» **What to do**:
Exactly reproduce the lines that run from the one containing "Reproduce this chart with matplotlib." through the one containing "from matplotlib.patches import", ends included, with no pictures.
[start of The input]
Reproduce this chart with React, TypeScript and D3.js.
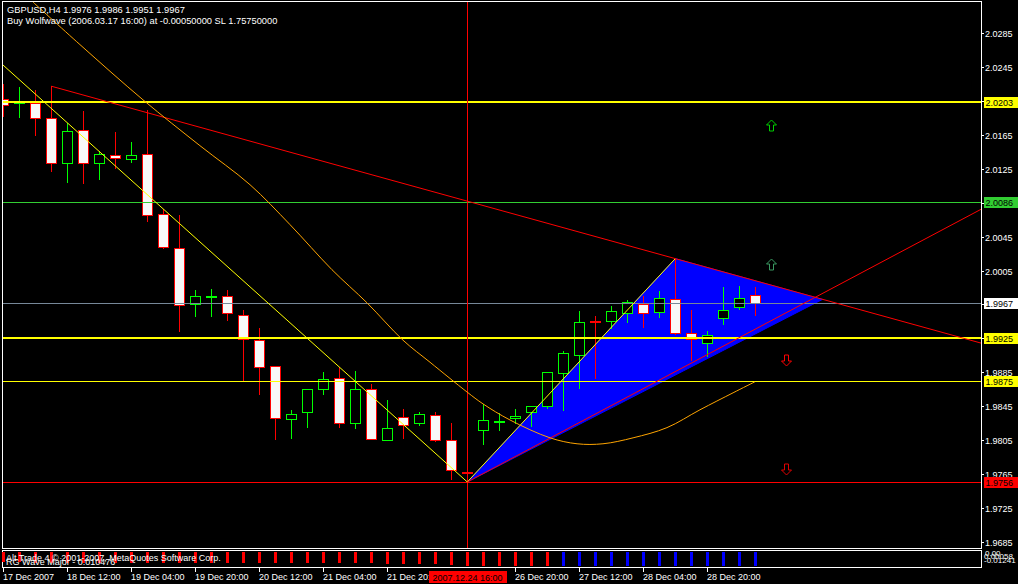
import React from 'react';
import * as d3 from 'd3';

// ---------- DATA ----------
const opens = [2.0207,2.0202,2.0202,2.0185,2.0132,2.0170,2.0131,2.0141,2.0136,2.0142,2.0071,2.0032,1.9966,1.9974,1.9975,1.9953,1.9923,1.9892,1.9830,1.9839,1.9866,1.9879,1.9825,1.9866,1.9806,1.9832,1.9825,1.9835,1.9805,1.9768,1.9817,1.9828,1.9831,1.9838,1.9845,1.9884,1.9906,1.9945,1.9945,1.9955,1.9966,1.9956,1.9972,1.9932,1.9920,1.9949,1.9962,1.9976];
const highs = [2.0225,2.0221,2.0218,2.0222,2.0179,2.0193,2.0146,2.0168,2.0156,2.0194,2.0077,2.0070,1.9982,1.9983,1.9982,1.9959,1.9937,1.9893,1.9841,1.9866,1.9886,1.9891,1.9887,1.9871,1.9853,1.9842,1.9838,1.9838,1.9825,1.9769,1.9848,1.9837,1.9842,1.9846,1.9885,1.9910,1.9957,1.9951,1.9963,1.9970,1.9975,1.9981,2.0019,1.9959,1.9934,1.9986,1.9987,1.9986];
const lows = [2.0186,2.0185,2.0163,2.0121,2.0108,2.0107,2.0112,2.0124,2.0132,2.0062,2.0030,1.9933,1.9950,1.9950,1.9946,1.9875,1.9858,1.9805,1.9807,1.9820,1.9858,1.9819,1.9818,1.9806,1.9805,1.9807,1.9822,1.9803,1.9758,1.9756,1.9799,1.9816,1.9824,1.9821,1.9842,1.9840,1.9866,1.9877,1.9936,1.9943,1.9937,1.9949,1.9929,1.9898,1.9903,1.9941,1.9958,1.9951];
const closes = [2.0200,2.0204,2.0184,2.0132,2.0169,2.0132,2.0142,2.0137,2.0141,2.0070,2.0033,1.9964,1.9975,1.9975,1.9955,1.9924,1.9891,1.9831,1.9836,1.9865,1.9877,1.9825,1.9865,1.9807,1.9819,1.9823,1.9836,1.9805,1.9770,1.9767,1.9829,1.9828,1.9834,1.9845,1.9885,1.9908,1.9944,1.9944,1.9957,1.9968,1.9955,1.9973,1.9931,1.9924,1.9929,1.9959,1.9973,1.9967];

const priceTicks = [1.9685,1.9725,1.9765,1.9805,1.9845,1.9885,1.9925,1.9965,2.0005,2.0045,2.0085,2.0125,2.0165,2.0205,2.0245,2.0285];

const timeTickIdx = [0,4,8,12,16,20,24,32,36,40,44];
const timeLabels = ['17 Dec 2007','18 Dec 12:00','19 Dec 04:00','19 Dec 20:00','20 Dec 12:00','21 Dec 04:00','21 Dec 20:00','26 Dec 20:00','27 Dec 12:00','28 Dec 04:00','28 Dec 20:00'];

const levelPrices = [2.0203, 2.0086, 1.9967, 1.9925, 1.9875, 1.9756];

// trend lines: [barIndex, price]
const yellowLine1 = [[-0.2, 2.0250], [29, 1.9756]];
const yellowLine2 = [[29, 1.9756], [42, 2.0019]];
const redLineTop = [[3, 2.0222], [42, 2.0019]];
const redLineBottom = [[29, 1.9756], [47, 1.9936]];
const wolfTriangle = [[29, 1.9756], [42, 2.0019], [51.2, 1.9971]];

const orangeCurve = [[1.86,2.0321],[4.79,2.0271],[8.73,2.0206],[12.29,2.0152],[15.42,2.0106],[17.92,2.0059],[20.54,2.0006],[22.73,1.9967],[24.98,1.9923],[26.67,1.9897],[28.98,1.9862],[29.98,1.9848],[31.67,1.9829],[34.17,1.9808],[35.86,1.9801],[37.48,1.9801],[39.36,1.9808],[41.48,1.9820],[43.54,1.9841],[45.61,1.9861],[46.98,1.9874]];

const arrowIdx = [48, 48, 48.9, 48.9];
const arrowPrices = [2.0176, 2.0013, 1.9900, 1.9771];
const arrowDirs = ['up', 'up', 'down', 'down'];

const indicatorValues = [-0.0089,-0.0089,-0.0090,-0.0090,-0.0091,-0.0091,-0.0092,-0.0092,-0.0092,-0.0093,-0.0093,-0.0094,-0.0094,-0.0094,-0.0095,-0.0095,-0.0095,-0.0096,-0.0096,-0.0096,-0.0097,-0.0097,-0.0098,-0.0098,-0.0099,-0.0100,-0.0101,-0.0102,-0.0110,-0.0120,-0.0122,-0.0122,-0.0123,-0.0123,-0.0124,-0.0124,-0.0124,-0.0122,-0.0120,-0.0121,-0.0120,-0.0121,-0.0119,-0.0120,-0.0120,-0.0120,-0.0120,-0.0120];
const indicatorUp = [0,0,0,0,0,0,0,0,0,0,0,0,0,0,0,0,0,0,0,0,0,0,0,0,0,0,0,0,0,0,0,0,0,0,0,1,1,1,1,1,1,1,1,1,1,1,1,1];

// ---------- STYLES ----------
const levelStyles = [
  { color: '#ffff00', width: 2, box: '#ffff00' },
  { color: '#32cd32', width: 1, box: '#32cd32' },
  { color: '#778899', width: 1, box: '#ffffff' },
  { color: '#ffff00', width: 2, box: '#ffff00' },
  { color: '#ffff00', width: 1, box: '#ffff00' },
  { color: '#ff0000', width: 1, box: '#ff0000' },
];
const arrowColors = ['#00d000', '#3a9a62', '#ff0000', '#e00000'];

const FONT = 'Liberation Sans, Arial, sans-serif';
const W = 1018, H = 584;
const AX = 981; // right frame / axis x

export default function App() {
  const x = d3.scaleLinear().domain([0, 47]).range([3.3, 755.3]);
  const y = d3.scaleLinear().domain([1.9685, 2.0285]).range([542.3, 32.7]);
  const yi = d3.scaleLinear().domain([-0.01241, 0.00058]).range([566.5, 551.5]);
  const iRight = x.invert(AX + 2);
  const iLeft = x.invert(0);

  const lineAt = (pts: number[][], i: number) =>
    pts[0][1] + ((pts[1][1] - pts[0][1]) * (i - pts[0][0])) / (pts[1][0] - pts[0][0]);

  const fmt = (v: number) => v.toFixed(4);
  const px = (i: number) => Math.round(x(i));

  const orangePath = d3.line<number[]>()
    .x(d => x(d[0]))
    .y(d => y(d[1]))
    .curve(d3.curveCatmullRom)(orangeCurve) || '';

  const triPath = d3.line<number[]>().x(d => x(d[0])).y(d => y(d[1]))(wolfTriangle) + 'Z';

  const arrowPath = (cx: number, cy: number, dir: string) => {
    const s = dir === 'up' ? 1 : -1;
    const pts = [
      [cx, cy - 5.5 * s], [cx + 5, cy - 0.5 * s], [cx + 2, cy - 0.5 * s], [cx + 2, cy + 5.5 * s],
      [cx - 2, cy + 5.5 * s], [cx - 2, cy - 0.5 * s], [cx - 5, cy - 0.5 * s],
    ];
    return 'M' + pts.map(p => p.join(',')).join('L') + 'Z';
  };

  const crossI = 29;
  const crossX = px(crossI) + 0.5;

  return (
    <div style={{ position: 'fixed', left: 0, top: 0 }}>
      <svg width={W} height={H} style={{ display: 'block', background: '#000' }} fontFamily={FONT}>
        <rect x={0} y={0} width={W} height={H} fill="#000" />
        <defs>
          <clipPath id="mainClip">
            <rect x={3} y={2} width={AX - 3} height={546} />
          </clipPath>
        </defs>

        <g clipPath="url(#mainClip)">
          {/* wolfwave triangle */}
          <path d={triPath} fill="#0000ff" stroke="#0000ff" strokeWidth={1} />

          {/* candles */}
          <g shapeRendering="crispEdges">
            {opens.map((o, i) => {
              const c = closes[i];
              const bull = c >= o;
              const col = bull ? '#00ff00' : '#ff0000';
              const cx = px(i);
              const yt = Math.round(y(Math.max(o, c)));
              const yb = Math.round(y(Math.min(o, c)));
              return (
                <g key={i}>
                  <line x1={cx + 0.5} x2={cx + 0.5} y1={Math.round(y(highs[i]))} y2={Math.round(y(lows[i]))} stroke={col} strokeWidth={1} />
                  <rect x={cx - 4.5} y={yt + 0.5} width={10} height={Math.max(yb - yt, 1)} fill={bull ? '#000000' : '#f8f8f8'} stroke={col} strokeWidth={1} />
                </g>
              );
            })}
          </g>

          {/* horizontal levels */}
          <g shapeRendering="crispEdges">
            {levelPrices.map((p, k) => {
              const st = levelStyles[k];
              const yy = Math.round(y(p)) + (st.width === 1 ? 0.5 : 0);
              return <line key={k} x1={2} x2={AX} y1={yy} y2={yy} stroke={st.color} strokeWidth={st.width} />;
            })}
          </g>

          {/* crosshair vertical */}
          <line x1={crossX} x2={crossX} y1={2} y2={548} stroke="#ff0000" strokeWidth={1} shapeRendering="crispEdges" />

          {/* trend lines */}
          <line x1={x(iLeft)} y1={y(lineAt(yellowLine1, iLeft))} x2={x(yellowLine1[1][0])} y2={y(yellowLine1[1][1])} stroke="#ffff00" strokeWidth={1} />
          <line x1={x(yellowLine2[0][0])} y1={y(yellowLine2[0][1])} x2={x(yellowLine2[1][0])} y2={y(yellowLine2[1][1])} stroke="#ffff00" strokeWidth={1} />
          <line x1={x(redLineTop[0][0])} y1={y(redLineTop[0][1])} x2={x(iRight)} y2={y(lineAt(redLineTop, iRight))} stroke="#ff0000" strokeWidth={1} />
          <line x1={x(redLineBottom[0][0])} y1={y(redLineBottom[0][1])} x2={x(iRight)} y2={y(lineAt(redLineBottom, iRight))} stroke="#ff0000" strokeWidth={1} />
          <path d={orangePath} fill="none" stroke="#ffa500" strokeWidth={1} />

          {/* arrows */}
          {arrowIdx.map((ai, k) => (
            <path key={k} d={arrowPath(Math.round(x(ai)) + 0.5, Math.round(y(arrowPrices[k])) + 0.5, arrowDirs[k])} fill="none" stroke={arrowColors[k]} strokeWidth={1} />
          ))}
        </g>

        {/* frames */}
        <g shapeRendering="crispEdges" fill="none" stroke="#ffffff" strokeWidth={1}>
          <rect x={2.5} y={1.5} width={AX - 2.5} height={547} />
          <rect x={2.5} y={550.5} width={AX - 2.5} height={17} />
        </g>

        {/* header */}
        <text x={7} y={13} fill="#ffffff" fontSize={9.3}>GBPUSD,H4  1.9976 1.9986 1.9951 1.9967</text>
        <text x={7} y={23.5} fill="#ffffff" fontSize={9.3}>Buy Wolfwave (2006.03.17 16:00) at -0.00050000 SL 1.75750000</text>

        {/* price axis */}
        <g shapeRendering="crispEdges">
          {priceTicks.map((p, k) => {
            const yy = Math.round(y(p)) + 0.5;
            return (
              <g key={k}>
                <line x1={AX} x2={AX + 3} y1={yy} y2={yy} stroke="#ffffff" />
                <text x={985} y={yy + 3.5} fill="#ffffff" fontSize={9}>{fmt(p)}</text>
              </g>
            );
          })}
          {levelPrices.map((p, k) => {
            const yy = Math.round(y(p));
            return (
              <g key={'l' + k}>
                <rect x={983.5} y={yy - 5} width={34} height={11} fill={levelStyles[k].box} />
                <text x={985.5} y={yy + 4} fill="#000000" fontSize={9}>{fmt(p)}</text>
              </g>
            );
          })}
        </g>

        {/* indicator */}
        <g shapeRendering="crispEdges">
          {indicatorValues.map((v, i) => {
            const cx = px(i);
            const y0 = yi(0);
            return <rect key={i} x={cx - 1} y={y0} width={3} height={yi(v) - y0} fill={indicatorUp[i] ? '#0000ff' : '#ff0000'} />;
          })}
        </g>
        <text x={6} y={561} fill="#ffffff" fontSize={9}>Alt Trade 4 © 2001-2007, MetaQuotes Software Corp.</text>
        <text x={6} y={565} fill="#ffffff" fontSize={9}>RG Wave Major - 0.010476</text>
        <text x={985} y={556} fill="#ffffff" fontSize={8}>0.00</text>
        <text x={984} y={559} fill="#ffffff" fontSize={8}>0.00058</text>
        <text x={984} y={563} fill="#ffffff" fontSize={8}>-0.01241</text>

        {/* time axis */}
        <g shapeRendering="crispEdges">
          {timeTickIdx.map((ti, k) => {
            const xx = px(ti) + 0.5;
            return (
              <g key={k}>
                <line x1={xx} x2={xx} y1={567.5} y2={571.5} stroke="#ffffff" />
                <text x={xx - 0.5} y={580} fill="#ffffff" fontSize={9}>{timeLabels[k]}</text>
              </g>
            );
          })}
          <rect x={crossX - 39} y={571} width={78} height={12} fill="#ff0000" />
          <text x={crossX} y={580.5} fill="#000000" fontSize={9} textAnchor="middle">2007.12.24 16:00</text>
        </g>
      </svg>
    </div>
  );
}
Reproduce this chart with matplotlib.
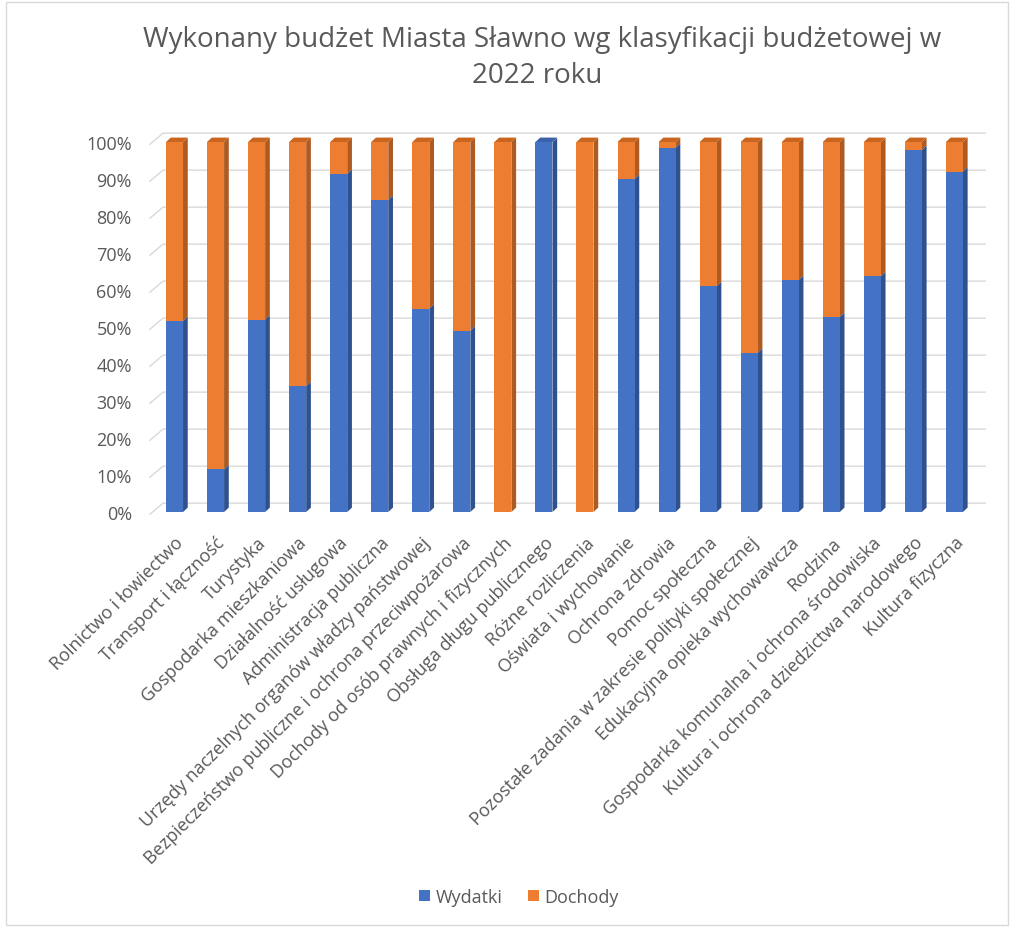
import numpy as np
import matplotlib.pyplot as plt
from matplotlib.patches import Polygon, Rectangle

# Categories and share of expenditures (Wydatki) in %, rest is Dochody
categories = [
    "Rolnictwo i łowiectwo", "Transport i łączność", "Turystyka",
    "Gospodarka mieszkaniowa", "Działalność usługowa", "Administracja publiczna",
    "Urzędy naczelnych organów władzy państwowej",
    "Bezpieczeństwo publiczne i ochrona przeciwpożarowa",
    "Dochody od osób prawnych i fizycznych", "Obsługa długu publicznego",
    "Różne rozliczenia", "Oświata i wychowanie", "Ochrona zdrowia",
    "Pomoc społeczna", "Pozostałe zadania w zakresie polityki społecznej",
    "Edukacyjna opieka wychowawcza", "Rodzina",
    "Gospodarka komunalna i ochrona środowiska",
    "Kultura i ochrona dziedzictwa narodowego", "Kultura fizyczna",
]
wydatki = [51.6, 11.5, 52.0, 34.0, 91.4, 84.3, 55.0, 49.0, 0.0, 99.9,
           0.0, 90.0, 98.4, 61.0, 43.0, 62.7, 52.7, 63.7, 97.8, 92.0]
dochody = [100 - v for v in wydatki]
series_names = ["Wydatki", "Dochody"]
yticks = [0, 10, 20, 30, 40, 50, 60, 70, 80, 90, 100]

c_blue, c_orange = "#4472C4", "#ED7D31"
s_blue, s_orange = "#2F528F", "#AE5A21"
t_blue, t_orange = "#3A62A8", "#C9651F"
txt = "#595959"

plt.rcParams['font.family'] = ['Open Sans', 'DejaVu Sans']

fig = plt.figure(figsize=(10.14, 9.29), dpi=100)
W, H = 1014, 929
ax = fig.add_axes([149.9 / W, 0.4398, (985.2 - 149.9) / W, 0.4182])
ax.set_xlim(-0.6, 19.75)
ax.set_ylim(-2, 103)

x = np.arange(len(categories))
bw = 0.414
hw = bw / 2
dx, dy = 0.115, 1.2

# back wall gridlines with small side-wall diagonal
gdy = 2.4
for t in yticks:
    ax.plot([-0.6, -0.28, 19.75], [t - 0.6, t + gdy, t + gdy],
            color="#d9d9d9", lw=1.0, zorder=0, clip_on=False)

wyd = np.array(wydatki)
doc = np.array(dochody)
ax.bar(x, wyd, width=bw, color=c_blue, zorder=3, label=series_names[0])
ax.bar(x, doc, width=bw, bottom=wyd, color=c_orange, zorder=3,
       label=series_names[1])

# depth faces computed from data
for xi, w in zip(x, wyd):
    r = xi + hw
    if w < 100:
        ax.add_patch(Polygon([(r, w), (r + dx, w + dy), (r + dx, 100 + dy), (r, 100)],
                             closed=True, color=s_orange, zorder=2, lw=0))
    if w > 0:
        ax.add_patch(Polygon([(r, 0), (r + dx, dy), (r + dx, w + dy), (r, w)],
                             closed=True, color=s_blue, zorder=2.5, lw=0))
    top_c = t_blue if w >= 99.5 else t_orange
    ax.add_patch(Polygon([(xi - hw, 100), (r, 100), (r + dx, 100 + dy),
                          (xi - hw + dx, 100 + dy)],
                         closed=True, color=top_c, zorder=2, lw=0))

ax.set_yticks(yticks)
ax.set_yticklabels([f"{t}%" for t in yticks], color=txt, fontsize=13)
ax.set_xticks(x)
ax.set_xticklabels(categories, rotation=45, ha="right", rotation_mode="anchor",
                   color=txt, fontsize=13)
ax.tick_params(length=0, pad=10)
ax.tick_params(axis="y", pad=13)
for s in ax.spines.values():
    s.set_visible(False)

fig.text(542 / W, 1 - 40 / H,
         "Wykonany budżet Miasta Sławno wg klasyfikacji budżetowej w",
         ha="center", va="center", fontsize=20, color=txt)
fig.text(537 / W, 1 - 76 / H, "2022 roku",
         ha="center", va="center", fontsize=20, color=txt)

fig.legend(loc="center", bbox_to_anchor=(519 / W, 1 - 898 / H), ncol=2,
           frameon=False, fontsize=13, handlelength=0.6, handleheight=0.6,
           columnspacing=1.4, handletextpad=0.3, labelcolor=txt)

fig.patches.append(Rectangle((6 / W, 3 / H), 1 - 12 / W, 1 - 6 / H,
                             transform=fig.transFigure, fill=False,
                             edgecolor="#d9d9d9", lw=1))

fig.savefig("out.png", dpi=100)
[end of The input]
» **Response**:
Reproduce this chart with matplotlib.
import numpy as np
import matplotlib.pyplot as plt
from matplotlib.patches import Polygon, Rectangle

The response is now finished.